Egypt, Turkey Slam Syrian President
Egyptian President Mohamed Morsi said Syrian leader Bashar al-Assad must learn from “recent history” and step down before it is too late, while the Turkish prime minister called Syria a “terrorist state” that carries out massacres against its own people.
Egyptian President Mohamed Morsi said Syrian leader Bashar al-Assad must learn from “recent history” and step down before it is too late, while the Turkish prime minister called Syria a “terrorist state” that carries out massacres against its own people.

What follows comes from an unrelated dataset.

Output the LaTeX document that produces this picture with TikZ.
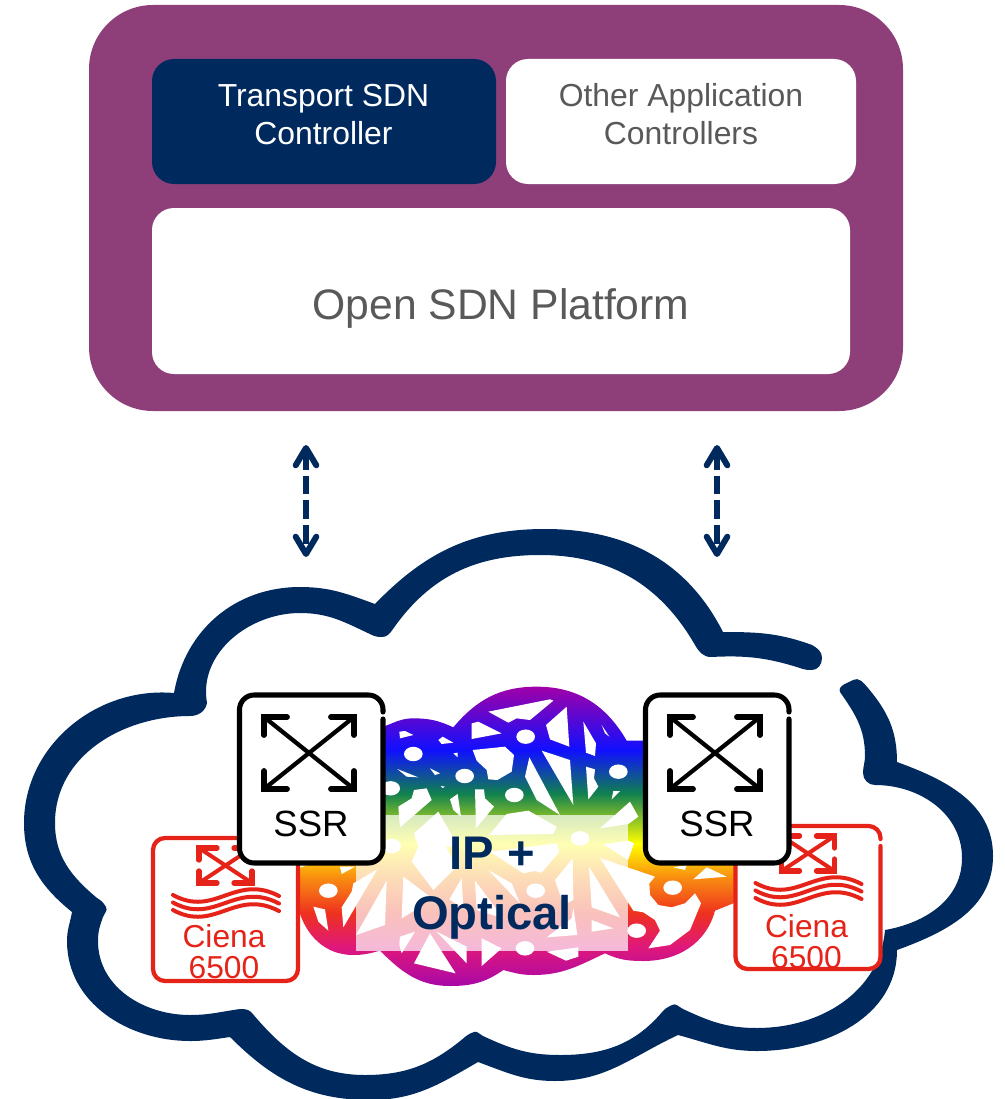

Morsi told a meeting of the Arab League in Cairo Wednesday that a resolution to the crisis is an Arab responsibility, reiterating his call for the Syrian government to resign. He said the time has come in Syria for “change and not wasting time speaking of reform.”
Morsi also said a quartet of regional states proposed by Cairo to discuss the Syrian crisis would meet. The group includes Turkey, Saudi Arabia, Iran and Egypt.
In Ankara, meanwhile, Turkish Prime Minister Recep Tayyip Erdogan voiced further frustration at the lack of international consensus over the chaos in Syria. He told a meeting of his ruling AK party that Turkey does not “have the luxury to remain indifferent” to what is happening in Syria.
Erdogan also said Wednesday that Syria’s conflict had killed close to 30,000 people, including 2,200 children. He said some 76,000 people were missing. The Turkish leader said inaction by the U.N. Security Council and the international community was giving Syria the “strength to continue its massacre.”